We will be able to download memories or different operating systems – that’s just where we’re headed.’ In the next 15 to 20 years, I ask? ‘Aww man, get ready,’ he continues. ‘It’s all coming. Anyone that thinks it’s not coming is just someone who’s holding on to the past. That was a very different life.’ He says with some certainty that ‘in the next three years, we will have more change than what happened in the last 10’, and that ‘humans are no longer analogue – it’s over’. Warming to his theme, he goes further, stating that ‘the next war that people will have to be worried about will not necessarily be nuclear, they’ll be, like, cyber’. ‘Yeah,’ he says. ‘Like, “Oh, we don’t like you so we’re gonna shut down all electricity from your main capital.” ‘Who will say that, I ask? ‘That’s… just what the future wars will look like.’ Okay, but humans will say this?

‘Yeah.’ It’s not a robots vs human scenario? ‘Well, yeah, the AI thing is a very real thing, too.

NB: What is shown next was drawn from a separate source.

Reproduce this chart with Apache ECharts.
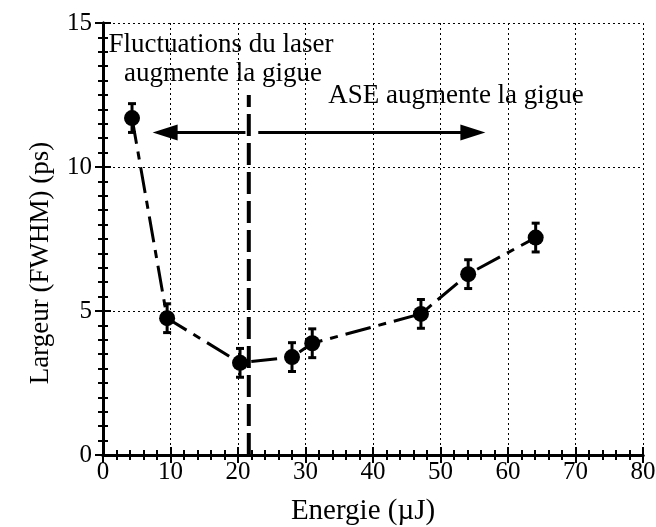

Very real. When they’re doing more than just, I dunno, killing off characters in video games and beating us at chess… And the crazy thing is that the brain power we have not accessed is stronger than any computer could ever get to, but we actually only use 10 per cent and not everyone’s using 10 per cent. So, yeah, there’s a lot to fear. If we get to a place where we start to access beyond that 10 to 11 per cent, uh, y’know, operational use… At this point, someone from Adidas steps in and says it’s time to finish up, which might be a good thing. Pharrell Williams is clearly off somewhere exciting. And I mean that in more ways than one.